### TASK GOAL
Here is the task for the listing below: output exactly the lines from the one containing "Rebuild this chart" through the one containing "0.2, 0.1, 0, 0];", and leave out the pictures.

--- BEGIN ---

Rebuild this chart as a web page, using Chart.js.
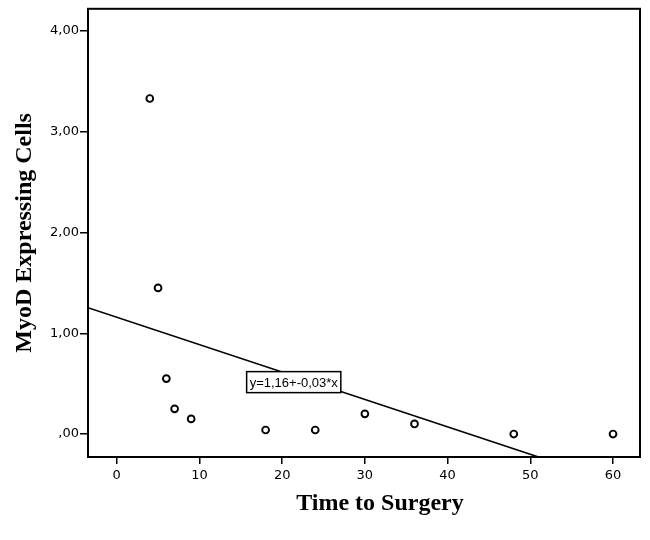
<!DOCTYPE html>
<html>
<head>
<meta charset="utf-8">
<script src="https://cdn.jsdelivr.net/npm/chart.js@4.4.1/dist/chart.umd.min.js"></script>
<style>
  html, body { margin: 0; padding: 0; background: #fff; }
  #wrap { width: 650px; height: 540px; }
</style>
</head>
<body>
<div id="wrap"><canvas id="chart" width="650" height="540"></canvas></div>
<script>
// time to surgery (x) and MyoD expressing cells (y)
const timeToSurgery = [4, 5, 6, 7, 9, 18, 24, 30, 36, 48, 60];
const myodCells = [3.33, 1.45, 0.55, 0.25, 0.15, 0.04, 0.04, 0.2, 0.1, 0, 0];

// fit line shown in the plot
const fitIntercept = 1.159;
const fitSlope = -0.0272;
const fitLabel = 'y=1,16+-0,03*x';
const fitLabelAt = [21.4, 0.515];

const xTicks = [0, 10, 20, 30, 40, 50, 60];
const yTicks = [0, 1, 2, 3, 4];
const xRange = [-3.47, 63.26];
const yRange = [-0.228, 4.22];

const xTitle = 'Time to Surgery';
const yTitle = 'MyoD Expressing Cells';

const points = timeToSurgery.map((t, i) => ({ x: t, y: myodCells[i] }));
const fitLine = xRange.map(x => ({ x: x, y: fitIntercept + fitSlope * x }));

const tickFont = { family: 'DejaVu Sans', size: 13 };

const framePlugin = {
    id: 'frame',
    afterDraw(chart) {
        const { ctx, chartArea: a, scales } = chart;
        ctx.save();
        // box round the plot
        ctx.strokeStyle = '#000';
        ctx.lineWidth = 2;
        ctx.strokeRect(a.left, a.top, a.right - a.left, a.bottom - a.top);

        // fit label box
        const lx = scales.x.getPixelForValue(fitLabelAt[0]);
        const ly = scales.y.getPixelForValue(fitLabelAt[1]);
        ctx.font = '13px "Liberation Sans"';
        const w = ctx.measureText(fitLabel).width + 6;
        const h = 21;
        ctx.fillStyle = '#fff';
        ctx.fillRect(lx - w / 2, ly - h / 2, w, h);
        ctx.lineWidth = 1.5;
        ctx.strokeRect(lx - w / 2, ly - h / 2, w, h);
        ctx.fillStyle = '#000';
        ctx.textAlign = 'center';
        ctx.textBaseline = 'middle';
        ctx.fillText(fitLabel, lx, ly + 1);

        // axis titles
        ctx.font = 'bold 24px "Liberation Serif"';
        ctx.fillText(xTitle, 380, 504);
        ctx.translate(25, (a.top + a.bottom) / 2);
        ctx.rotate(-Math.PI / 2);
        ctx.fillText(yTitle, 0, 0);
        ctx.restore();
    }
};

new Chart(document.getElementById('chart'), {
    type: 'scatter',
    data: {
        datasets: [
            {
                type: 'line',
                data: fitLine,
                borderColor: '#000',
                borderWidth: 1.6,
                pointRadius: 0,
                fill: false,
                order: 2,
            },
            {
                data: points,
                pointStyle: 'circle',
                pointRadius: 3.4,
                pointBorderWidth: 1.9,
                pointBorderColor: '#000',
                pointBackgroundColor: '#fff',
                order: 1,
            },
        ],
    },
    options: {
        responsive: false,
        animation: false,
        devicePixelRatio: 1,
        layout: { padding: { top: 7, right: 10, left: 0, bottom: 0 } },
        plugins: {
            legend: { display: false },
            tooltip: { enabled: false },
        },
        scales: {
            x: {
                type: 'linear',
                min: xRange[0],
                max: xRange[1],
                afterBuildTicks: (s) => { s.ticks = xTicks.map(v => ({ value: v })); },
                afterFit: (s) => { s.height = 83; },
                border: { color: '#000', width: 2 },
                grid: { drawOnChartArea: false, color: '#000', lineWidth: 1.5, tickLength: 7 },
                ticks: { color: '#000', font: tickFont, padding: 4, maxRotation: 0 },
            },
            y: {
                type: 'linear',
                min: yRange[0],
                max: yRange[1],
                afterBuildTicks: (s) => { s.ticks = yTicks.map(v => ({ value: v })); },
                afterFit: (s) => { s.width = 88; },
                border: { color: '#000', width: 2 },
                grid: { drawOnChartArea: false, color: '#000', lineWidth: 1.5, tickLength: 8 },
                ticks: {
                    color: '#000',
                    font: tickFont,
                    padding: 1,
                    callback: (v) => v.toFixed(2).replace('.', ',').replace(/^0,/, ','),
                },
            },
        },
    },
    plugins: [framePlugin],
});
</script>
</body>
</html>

--- END ---
--- BEGIN ---

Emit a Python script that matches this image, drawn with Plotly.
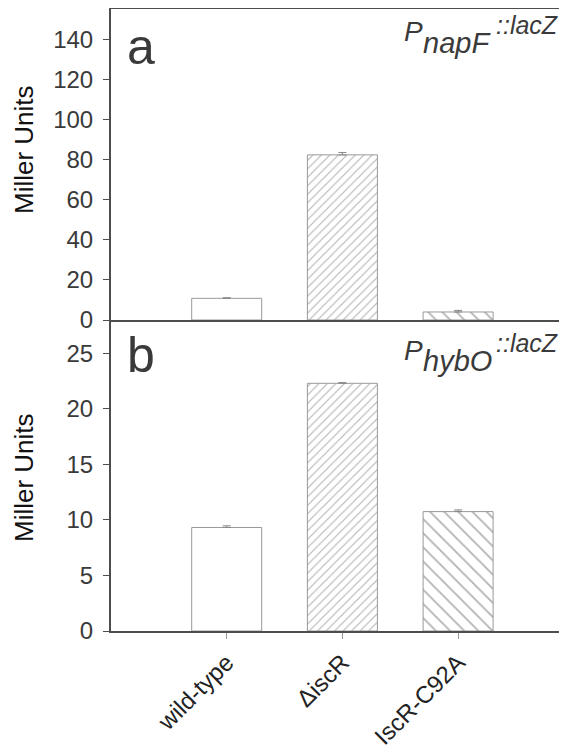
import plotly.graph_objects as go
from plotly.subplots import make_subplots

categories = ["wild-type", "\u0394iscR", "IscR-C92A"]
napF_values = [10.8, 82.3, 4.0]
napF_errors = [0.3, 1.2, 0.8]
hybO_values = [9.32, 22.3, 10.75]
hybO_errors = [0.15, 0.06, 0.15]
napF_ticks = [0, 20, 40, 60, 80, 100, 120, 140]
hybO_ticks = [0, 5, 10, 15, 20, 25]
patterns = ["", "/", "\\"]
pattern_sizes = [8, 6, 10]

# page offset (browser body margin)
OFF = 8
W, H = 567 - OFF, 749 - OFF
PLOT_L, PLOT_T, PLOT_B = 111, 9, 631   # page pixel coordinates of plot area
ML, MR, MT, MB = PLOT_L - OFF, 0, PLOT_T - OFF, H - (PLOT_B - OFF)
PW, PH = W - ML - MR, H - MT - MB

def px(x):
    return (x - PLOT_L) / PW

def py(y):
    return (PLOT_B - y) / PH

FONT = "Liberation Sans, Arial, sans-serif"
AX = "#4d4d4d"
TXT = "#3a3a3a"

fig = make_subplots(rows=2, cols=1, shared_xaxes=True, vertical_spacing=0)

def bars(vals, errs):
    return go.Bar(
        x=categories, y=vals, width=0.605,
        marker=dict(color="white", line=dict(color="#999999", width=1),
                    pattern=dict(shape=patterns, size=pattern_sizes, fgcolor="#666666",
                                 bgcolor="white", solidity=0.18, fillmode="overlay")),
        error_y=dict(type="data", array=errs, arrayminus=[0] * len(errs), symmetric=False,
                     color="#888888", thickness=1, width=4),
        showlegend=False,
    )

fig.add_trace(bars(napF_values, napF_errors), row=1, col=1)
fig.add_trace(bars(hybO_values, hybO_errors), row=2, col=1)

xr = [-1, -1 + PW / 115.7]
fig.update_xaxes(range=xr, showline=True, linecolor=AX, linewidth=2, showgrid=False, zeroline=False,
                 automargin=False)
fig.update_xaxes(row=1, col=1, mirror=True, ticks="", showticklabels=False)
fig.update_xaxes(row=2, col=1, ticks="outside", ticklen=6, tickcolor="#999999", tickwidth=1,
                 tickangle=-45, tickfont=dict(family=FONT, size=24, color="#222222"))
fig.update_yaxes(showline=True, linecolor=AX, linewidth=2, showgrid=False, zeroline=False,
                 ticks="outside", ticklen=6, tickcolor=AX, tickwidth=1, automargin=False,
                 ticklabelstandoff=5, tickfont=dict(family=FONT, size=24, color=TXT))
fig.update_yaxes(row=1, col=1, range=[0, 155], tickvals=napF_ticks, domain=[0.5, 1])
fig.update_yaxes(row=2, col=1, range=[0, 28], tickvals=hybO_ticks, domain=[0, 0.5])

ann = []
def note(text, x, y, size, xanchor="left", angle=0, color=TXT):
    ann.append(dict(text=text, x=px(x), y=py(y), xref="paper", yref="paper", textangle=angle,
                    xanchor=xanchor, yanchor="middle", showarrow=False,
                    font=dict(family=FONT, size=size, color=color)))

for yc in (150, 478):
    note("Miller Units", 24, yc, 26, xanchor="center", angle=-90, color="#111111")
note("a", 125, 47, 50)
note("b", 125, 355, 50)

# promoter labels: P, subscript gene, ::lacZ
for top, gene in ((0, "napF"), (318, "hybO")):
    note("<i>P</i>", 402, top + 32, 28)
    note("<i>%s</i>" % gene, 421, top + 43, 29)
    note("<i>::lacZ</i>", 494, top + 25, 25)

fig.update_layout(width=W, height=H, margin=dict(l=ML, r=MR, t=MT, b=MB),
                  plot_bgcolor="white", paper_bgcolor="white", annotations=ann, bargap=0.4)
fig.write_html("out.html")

--- END ---

### EXERCISE ANSWER
Rebuild this chart as a web page, using Chart.js.
<!DOCTYPE html>
<html>
<head>
<meta charset="utf-8">
<script src="https://cdn.jsdelivr.net/npm/chart.js@4.4.1/dist/chart.umd.min.js"></script>
<style>
  html, body { margin: 0; padding: 0; background: #fff; }
  #wrap { width: 650px; height: 540px; }
</style>
</head>
<body>
<div id="wrap"><canvas id="chart" width="650" height="540"></canvas></div>
<script>
// time to surgery (x) and MyoD expressing cells (y)
const timeToSurgery = [4, 5, 6, 7, 9, 18, 24, 30, 36, 48, 60];
const myodCells = [3.33, 1.45, 0.55, 0.25, 0.15, 0.04, 0.04, 0.2, 0.1, 0, 0];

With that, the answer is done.